Lead-based paint was banned by the Consumer Product Safety Commission in 1978 but it remains a hazard in many old, deteriorating buildings. When the paint starts to flake and weather, lead particles can end up contaminating the surrounding soil.

Children who play in the soil are exposed to the harmful effects of lead and lead-contaminated dust tracked in from outside is a major source of lead pollution in homes.

SIROM Scientific Solutions LLC, a business incubator established in the College of Science and Mathematics (CSAM) at Montclair State University specializing in environmentally-friendly solutions to environmental contamination problems, has developed a new, cost-effective “green” technology that can significantly reduce the amount of lead in soil.

The technology involves planting vetiver grass (a tall, tropical/sub-tropical, non-invasive grass with roots that extend 2-4 meters into the soil) and then applying a natural, biodegradable agent known as EDDS. Tests are being conducted on lead paint-contaminated soil samples from Baltimore, Maryland and San Antonio, Texas.

“Our aim was to develop a technology that worked in different environmental conditions.
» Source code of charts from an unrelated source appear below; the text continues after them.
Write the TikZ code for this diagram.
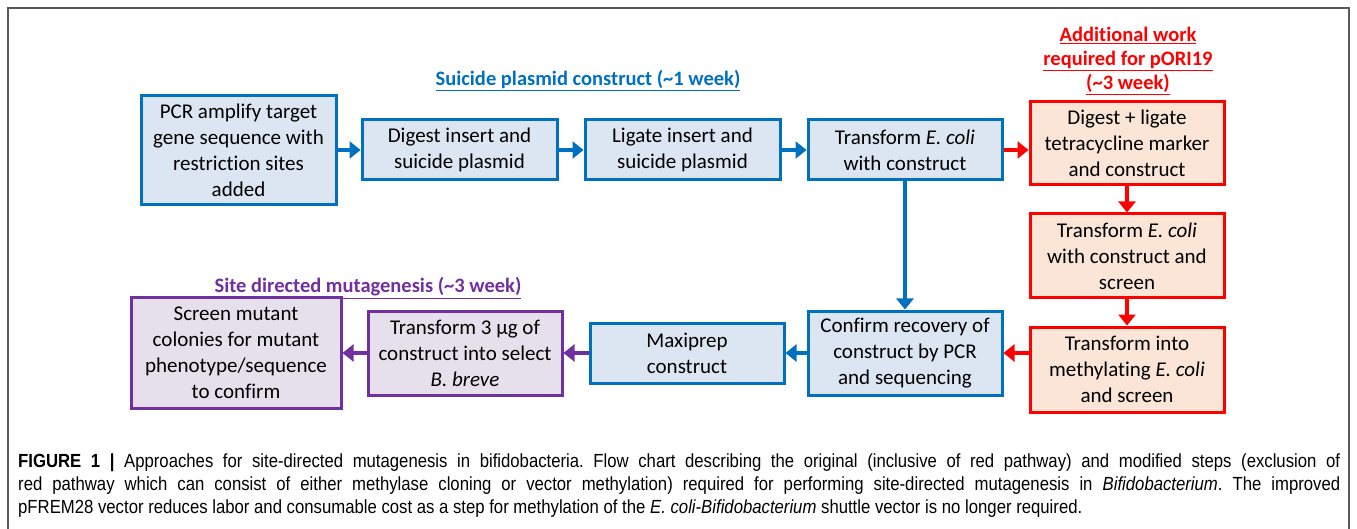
\documentclass[tikz,border=0pt]{standalone}
\usepackage{fontspec}
\setmainfont{Carlito}[Ligatures={NoCommon}]
\newfontfamily\capfont[FakeStretch=0.88]{Liberation Sans}
\usetikzlibrary{arrows.meta,positioning}

\definecolor{stepblue}{RGB}{0,112,192}
\definecolor{fillblue}{RGB}{220,230,242}
\definecolor{stepred}{RGB}{255,0,0}
\definecolor{fillred}{RGB}{251,229,214}
\definecolor{steppurple}{RGB}{112,48,160}
\definecolor{fillpurple}{RGB}{230,224,236}
\definecolor{framegray}{RGB}{90,90,90}

\tikzset{
  box/.style={draw, line width=3pt, align=center, inner sep=0pt,
    font=\fontsize{21}{26}\selectfont},
  bluebox/.style={box, draw=stepblue, fill=fillblue},
  redbox/.style={box, draw=stepred, fill=fillred},
  purplebox/.style={box, draw=steppurple, fill=fillpurple},
  heading/.style={align=center, font=\bfseries\fontsize{20.5}{24}\selectfont},
  flow/.style={line width=4pt, -{Triangle[length=11pt,width=17pt]}},
}

\begin{document}
\begin{tikzpicture}[x=1pt,y=-1pt]
  \useasboundingbox (0,0) rectangle (1357,529);
  \draw[framegray, line width=1.5pt] (8,529) -- (8,8) -- (1349,8) -- (1349,529);

  % top row
  \node[bluebox, minimum width=195pt, minimum height=109pt] (pcr) at (238.5,150)
    {PCR amplify target\\gene sequence with\\restriction sites\\added};
  \node[bluebox, minimum width=195pt, minimum height=60pt] (digest) at (459.5,150)
    {Digest insert and\\suicide plasmid};
  \node[bluebox, minimum width=195pt, minimum height=60pt] (ligate) at (682.5,150)
    {Ligate insert and\\suicide plasmid};
  \node[bluebox, minimum width=194pt, minimum height=60pt] (trans) at (905,150)
    {Transform \textit{E. coli}\\with construct};
  \node[heading, text=stepblue] (suicide) at (588,81)
    {\underline{Suicide plasmid construct (\textasciitilde1 week)}};

  % red pathway
  \node[heading, text=stepred] (extra) at (1128,61)
    {\underline{Additional work}\\\underline{required for pORI19}\\\underline{(\textasciitilde3 week)}};
  \node[redbox, minimum width=194pt, minimum height=83pt] (red1) at (1127,143.5)
    {Digest + ligate\\tetracycline marker\\and construct};
  \node[redbox, minimum width=194pt, minimum height=84pt] (red2) at (1127,256)
    {Transform \textit{E. coli}\\with construct and\\screen};
  \node[redbox, minimum width=194pt, minimum height=85pt] (red3) at (1127,369.5)
    {Transform into\\methylating \textit{E. coli}\\and screen};

  % bottom row
  \node[bluebox, minimum width=194pt, minimum height=84pt] (confirm) at (905,353)
    {Confirm recovery of\\construct by PCR\\and sequencing};
  \node[bluebox, minimum width=194pt, minimum height=60pt] (maxi) at (687,353)
    {Maxiprep\\construct};
  \node[purplebox, minimum width=194pt, minimum height=84pt] (bbreve) at (465,353)
    {Transform 3 µg of\\construct into select\\\textit{B. breve}};
  \node[purplebox, minimum width=210pt, minimum height=110pt] (screen) at (236,353)
    {Screen mutant\\colonies for mutant\\phenotype/sequence\\to confirm};
  \node[heading, text=steppurple] (sdm) at (368,288)
    {\underline{Site directed mutagenesis (\textasciitilde3 week)}};

  % arrows
  \draw[flow, stepblue] (pcr) -- (digest);
  \draw[flow, stepblue] (digest) -- (ligate);
  \draw[flow, stepblue] (ligate) -- (trans);
  \draw[flow, stepblue, line width=3.5pt] (trans) -- (confirm);
  \draw[flow, stepred] (trans) -- (red1.west |- trans);
  \draw[flow, stepred] (red1) -- (red2);
  \draw[flow, stepred] (red2) -- (red3);
  \draw[flow, stepred] (red3.west |- confirm) -- (confirm);
  \draw[flow, stepblue] (confirm) -- (maxi);
  \draw[flow, steppurple] (maxi) -- (bbreve);
  \draw[flow, steppurple] (bbreve) -- (screen);

  % caption
  \node[anchor=west, text width=1322pt, align=justify, inner sep=0pt,
    font=\capfont\fontsize{19}{23}\selectfont\frenchspacing] (caption) at (18,486)
    {{\bfseries FIGURE 1 |} Approaches for site-directed mutagenesis in bifidobacteria. Flow chart describing the original (inclusive of red pathway) and modified steps (exclusion of\linebreak
    red pathway which can consist of either methylase cloning or vector methylation) required for performing site-directed mutagenesis in \textit{Bifidobacterium}. The improved\linebreak
    pFREM28 vector reduces labor and consumable cost as a step for methylation of the \textit{E. coli-Bifidobacterium} shuttle vector is no longer required.};
\end{tikzpicture}
\end{document}
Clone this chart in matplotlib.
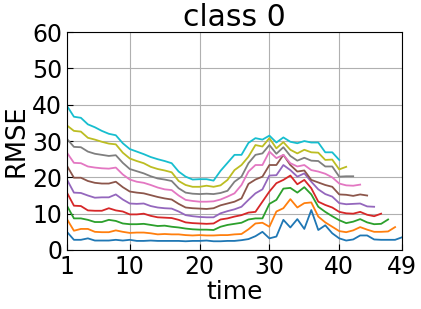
import numpy as np
import matplotlib
matplotlib.use('Agg')
import matplotlib.pyplot as plt

# RMSE per time step, one series per horizon (shorter horizons run longer)
rmse_blue = [5.0, 2.8, 2.8, 3.2, 2.6, 2.6, 2.6, 2.8, 2.6, 2.8, 2.5,
             2.5, 2.6, 2.5, 2.5, 2.5, 2.5, 2.4, 2.5, 2.5, 2.6,
             2.4, 2.4, 2.5, 2.5, 2.7, 3.0, 3.8, 5.0, 3.2,
             3.7, 8.3, 6.2, 8.5, 5.8, 11.0, 5.5, 6.8, 4.6, 3.2, 2.6, 2.9, 4.0, 4.0, 2.9, 2.8, 2.8, 2.8, 3.5]
rmse_orange = [8.5, 5.3, 5.8, 5.8, 5.0, 4.9, 4.9, 5.4, 5.0, 4.7, 4.8,
               4.8, 4.6, 4.3, 4.4, 4.3, 4.3, 4.1, 4.0, 4.1, 4.0,
               4.0, 4.1, 4.1, 4.3, 4.4, 5.7, 7.3, 7.5, 6.4,
               10.6, 11.5, 14.0, 11.7, 12.9, 13.1, 9.2, 7.6, 6.4, 5.2, 4.9, 5.4, 6.3, 5.6, 5.0, 5.0, 5.1, 6.3]
rmse_green = [12.2, 8.7, 8.7, 8.3, 7.7, 7.7, 8.3, 8.0, 7.3, 7.1, 7.1,
              7.2, 6.9, 6.6, 6.7, 6.4, 6.2, 5.9, 5.7, 5.6, 5.6,
              5.5, 6.4, 6.9, 7.2, 7.5, 8.4, 8.7, 8.7, 12.7,
              13.8, 16.9, 17.1, 15.8, 17.3, 15.3, 11.9, 10.5, 9.3, 8.2, 7.4, 7.8, 8.5, 7.6, 7.1, 7.2, 8.4]
rmse_red = [15.8, 12.2, 12.1, 10.9, 10.8, 10.8, 11.5, 10.9, 10.6, 9.8, 9.8,
            10.0, 9.4, 9.0, 8.9, 8.8, 8.3, 7.6, 7.4, 7.3, 7.2,
            7.3, 8.4, 8.7, 9.2, 9.6, 10.3, 10.5, 13.3, 16.1,
            18.4, 19.3, 20.5, 18.1, 19.3, 17.0, 13.3, 12.4, 11.7, 10.5, 10.1, 10.0, 10.5, 9.7, 9.3, 10.0]
rmse_purple = [19.4, 15.8, 15.7, 15.0, 14.4, 14.5, 14.5, 15.3, 13.9, 12.8, 12.7,
               12.8, 12.1, 11.7, 11.5, 11.4, 10.6, 9.6, 9.3, 9.1, 9.0,
               9.0, 10.1, 10.7, 11.2, 11.9, 13.8, 15.6, 16.7, 20.5,
               20.6, 23.4, 22.0, 20.2, 21.1, 18.8, 16.7, 15.4, 14.7, 12.9, 12.6, 12.7, 12.8, 12.0, 11.9]
rmse_brown = [23.2, 19.9, 19.9, 19.0, 18.5, 18.3, 18.3, 18.8, 17.3, 16.1, 15.8,
              15.6, 15.1, 14.6, 14.2, 13.9, 12.7, 11.7, 11.5, 11.4, 11.3,
              11.5, 12.3, 12.8, 13.3, 14.2, 18.2, 19.4, 20.2, 23.4,
              23.4, 26.2, 23.4, 21.6, 21.9, 19.3, 18.6, 17.9, 17.4, 15.3, 15.2, 14.9, 15.3, 15.0]
rmse_pink = [26.8, 24.0, 23.9, 23.0, 22.7, 22.5, 22.4, 22.7, 20.8, 19.4, 18.8,
             18.5, 17.9, 17.2, 16.7, 16.5, 15.0, 13.8, 13.5, 13.3, 13.3,
             13.4, 13.9, 14.7, 15.6, 17.9, 21.6, 23.4, 23.4, 27.1,
             25.3, 26.2, 23.9, 23.0, 23.4, 22.0, 21.6, 21.0, 20.0, 18.3, 17.8, 17.7, 18.0]
rmse_gray = [30.6, 28.4, 28.3, 27.1, 26.5, 26.2, 25.9, 26.1, 24.0, 22.3, 21.7,
             21.1, 20.3, 19.7, 19.4, 19.0, 17.0, 15.8, 15.5, 15.4, 15.5,
             15.4, 15.7, 16.3, 18.8, 20.2, 23.9, 26.2, 26.6, 28.9,
             26.5, 28.3, 25.9, 24.6, 25.4, 24.6, 24.5, 23.0, 23.0, 20.2, 20.3, 20.3]
rmse_olive = [34.3, 32.8, 32.6, 30.9, 30.4, 29.8, 29.3, 29.1, 26.8, 25.2, 24.5,
              23.9, 22.9, 22.3, 21.9, 21.4, 19.0, 17.9, 17.4, 17.4, 17.7,
              17.4, 17.8, 19.3, 22.0, 23.4, 25.7, 28.9, 28.5, 30.8,
              28.0, 29.7, 27.6, 26.6, 27.6, 26.9, 26.8, 24.8, 24.9, 22.2, 22.9]
rmse_cyan = [39.7, 36.7, 36.4, 34.6, 33.8, 32.8, 32.0, 31.6, 29.4, 27.8, 27.1,
             26.4, 25.6, 25.0, 24.5, 23.9, 21.6, 20.2, 19.4, 19.5, 19.5,
             19.1, 21.8, 24.0, 26.2, 26.2, 29.5, 30.8, 30.4, 31.5,
             29.6, 31.0, 29.8, 29.4, 30.0, 29.6, 29.6, 26.9, 26.9, 24.8]

series = [rmse_blue, rmse_orange, rmse_green, rmse_red, rmse_purple,
          rmse_brown, rmse_pink, rmse_gray, rmse_olive, rmse_cyan]

x_ticks = [1, 10, 20, 30, 40, 49]
y_ticks = [0, 10, 20, 30, 40, 50, 60]

fig = plt.figure(figsize=(4.21, 3.09), dpi=100)
ax = fig.add_axes([0.159, 0.191, 0.796, 0.705])

for s in series:
    t = np.arange(1, len(s) + 1)
    ax.plot(t, s, lw=1.3)

ax.set_xlim(1, 49)
ax.set_ylim(0, 60)
ax.set_xticks(x_ticks)
ax.set_yticks(y_ticks)
ax.grid(True, color='#b0b0b0', lw=0.8)
ax.tick_params(direction='in', labelsize=17, length=4, pad=3.5)
ax.set_xlabel('time', fontsize=18, labelpad=1)
ax.set_ylabel('RMSE', fontsize=18.5, labelpad=2)
ax.set_title('class 0', fontsize=21.5, pad=4)

fig.savefig('out.png', dpi=100)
San Antonio and Baltimore both have lead problems, but they have climate differences—Baltimore is much colder than San Antonio.  Also, the soil in Baltimore is more acidic and in San Antonio more alkaline,” said Dibyendu “Dibs” Sarkar, a Principal with SIROM in charge of scientific operations who is a professor of Earth and Environmental Studies at Montclair State and director of the PhD program in Environmental Management here.

During Phase I of the research which was conducted under greenhouse conditions, the vetiver grass absorbed 14% of the lead in soil samples from San Antonio and 24% from the Baltimore soil samples per EDDS application. Sarkar said repeated applications of EDDS may be necessary to reduce the lead to below the Environmental Protection Agency’s permissible limit of 400 mg/kg.

In March, 2011, the company received a $499,694 federal grant from the Department of Housing and Urban Development – Lead Technical Study Grant Program (HUD-LTS) to continue its research for the next two years.

Phase II, which will make use of the HUD-LTS grant, involves validating the lead remediation results under natural field conditions in simulated field plots, while Phase III will take the vetiver grass project directly into affected neighborhoods in Baltimore and San Antonio.

SIROM Scientific Solutions is the second incubator company at CSAM (the first, a biomedical firm, left in 2010).  The company was established in 2007 by Sarkar and a fellow colleague, Rupali Datta, at the University of Texas/San Antonio. SIROM was relocated to Montclair State when Sarkar became a faculty member here in Fall, 2008. It had an $848,000 grant from the U.S. Department of Defense to develop a green technology for removing metals from shipyard storm water.

The construction of CSAM’s 100,000-square-foot Center for Environmental and Life Sciences (CELS) will make it possible to host more incubator companies on campus. “We would have space for two to three additional companies,” said CSAM Dean Robert Prezant, who added such firms represent an important future direction for the University.

“They give our students an opportunity to see the start-up of a real-world science enterprise. They also give start-up companies a place to incubate and hatch and in return help the economy of New Jersey if they are successful,” he explained.

In exchange for lab space at a reduced rate and financially supporting the process of patenting the company’s ideas, the University will split any revenues earned by the company 50-50. Revenues could potentially reach six or seven figures after Phase III is completed in 2014 and the company’s products hit the market.

Sarkar, however, enjoys the intellectual satisfaction he gets from his business too much to put much emphasis on commercial growth or expansion. “Primarily, we want to stay as an R& D company,” he said. “This is an avenue for us to use our creative juices and to take our ideas from the laboratory out into the world.”